Professors Dana Brakman Reiser and Irene Ten Cate Speak at ‘The University and Democracy’ Symposium
Professors Dana Brakman Reiser, second from left, and Irene Ten Cate spoke at two different panels at “The University and Democracy” symposium in Boston.
Centennial Professor of Law Dana Brakman Reiser and Professor Irene Ten Cate participated in a symposium titled “The University and Democracy,” which explored how academic institutions can strengthen their roles as guardians of democracy and bulwarks against authoritarianism and “reorient toward their core mission: to pursue truth and knowledge for the common good.”
The symposium, presented by Boston University School of Law, was organized by the Boston University Law Review. Brakman Reiser, whose most recent book, For-Profit Philanthropy: Elite Power and The Threat of Limited Liability Companies, Donor-Advised Funds, And Strategic Corporate Giving (co-authored with Professor Steven A. Dean, Oxford University Press 2023), participated in a plenary panel titled “Who Regulates the University (from the outside).”

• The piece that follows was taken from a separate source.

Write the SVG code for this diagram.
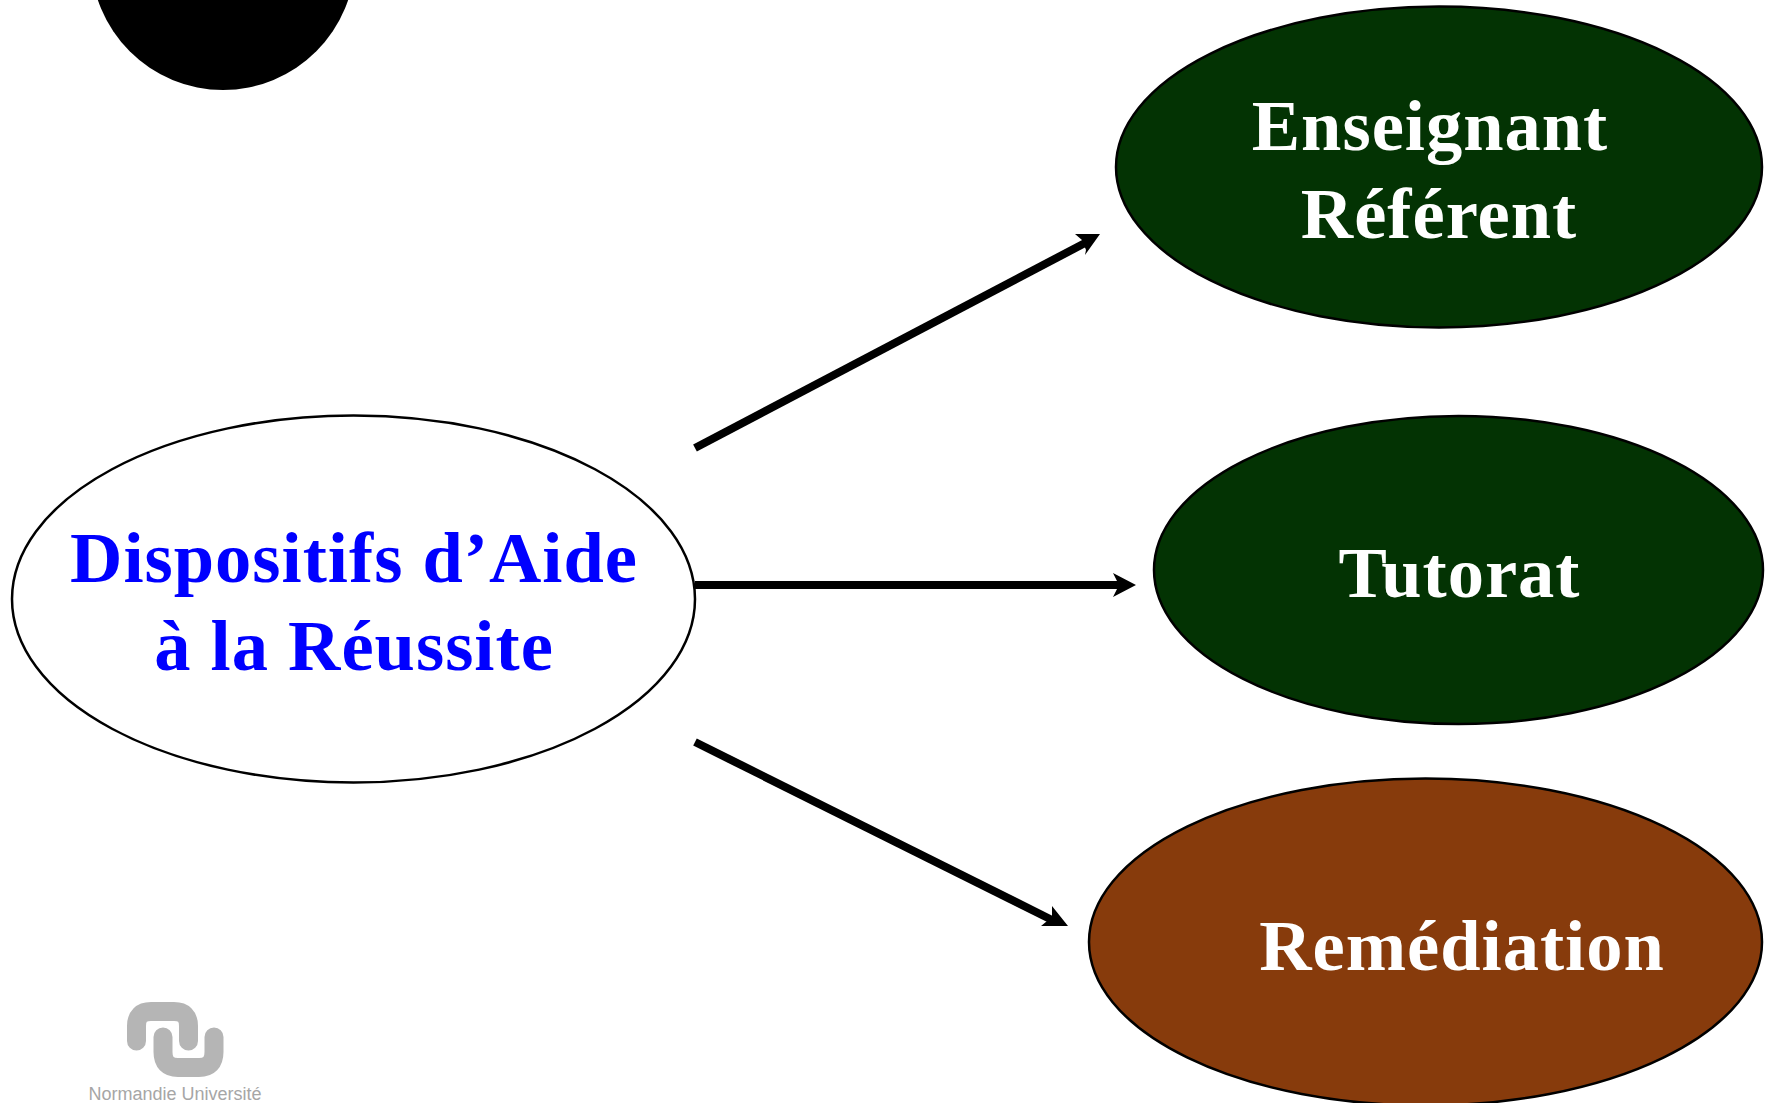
<svg xmlns="http://www.w3.org/2000/svg" width="1769" height="1103" viewBox="0 0 1769 1103">
<style>
.l{font-family:"Liberation Serif","Times New Roman",serif;font-weight:bold;font-size:72.5px;text-anchor:middle;letter-spacing:1px}
.w{fill:#fff}
.b{fill:#0000ff}
.e{stroke:#000;stroke-width:2.500}
.c{stroke:#000;stroke-width:8;fill:none}
.h{fill:#000}
.g{fill:none;stroke:#b5b5b5;stroke-width:19;stroke-linecap:round}
</style>
<rect width="1769" height="1103" fill="#fff"/>
<ellipse id="blob" cx="223" cy="-42" rx="132" ry="132" fill="#000"/>
<g id="connectors">
<line class="c" x1="695" y1="448" x2="1085" y2="243"/>
<polygon class="h" points="1100,234 1075,234 1082,240 1086,250 1085,255"/>
<line class="c" x1="695" y1="585" x2="1120" y2="585"/>
<polygon class="h" points="1136,585 1113,573 1119,585 1113,597"/>
<line class="c" x1="695" y1="742" x2="1052" y2="920"/>
<polygon class="h" points="1068,926 1052,906 1052,917 1041,926"/>
</g>
<g id="node-dispositifs">
<ellipse class="e" cx="353.500" cy="599" rx="341.500" ry="183.500" fill="#fff"/>
<text class="l b" x="354" y="582">Dispositifs d’Aide</text>
<text class="l b" x="354" y="670">à la Réussite</text>
</g>
<g id="node-enseignant">
<ellipse class="e" cx="1439" cy="167" rx="323" ry="160.500" fill="#033303"/>
<text class="l w" x="1430" y="150">Enseignant</text>
<text class="l w" x="1439" y="238">Référent</text>
</g>
<g id="node-tutorat">
<ellipse class="e" cx="1458.500" cy="570" rx="304.500" ry="154" fill="#033303"/>
<text class="l w" x="1459.500" y="597">Tutorat</text>
</g>
<g id="node-remediation">
<ellipse class="e" cx="1425.500" cy="942" rx="336.500" ry="163.500" fill="#873b0c"/>
<text class="l w" x="1462" y="970">Remédiation</text>
</g>
<g id="logo">
<path class="g" d="M136.500 1041V1026Q136.500 1011.500 151 1011.500H174Q188.500 1011.500 188.500 1026V1041"/>
<path class="g" d="M163 1037V1052Q163 1067.500 178 1067.500H199Q214 1067.500 214 1052V1037"/>
<text x="175" y="1100" font-family="'Liberation Sans',sans-serif" font-size="18" text-anchor="middle" fill="#a6a6a6">Normandie Université</text>
</g>
</svg>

She and the other panelists examined who controls and shapes the university from the outside, and addressed issues including non-profit corporate governance, the role of state and federal law, and accreditation.
Ten Cate, who is an Associate Professor of Legal Writing and serves as Co-Director of the Dennis J. Block Center for the Study of International Business Law, participated in a concurrent panel titled “Competing Conceptions of the University.”
Given the current array of converging and competing conceptions of the modern American university and its history, function, purpose, governance structure and animating values, participants discussed some of those sites of debate and modeled how to navigate competing conceptions of the university and what they mean for the future of higher education and multiracial democracy in the United States.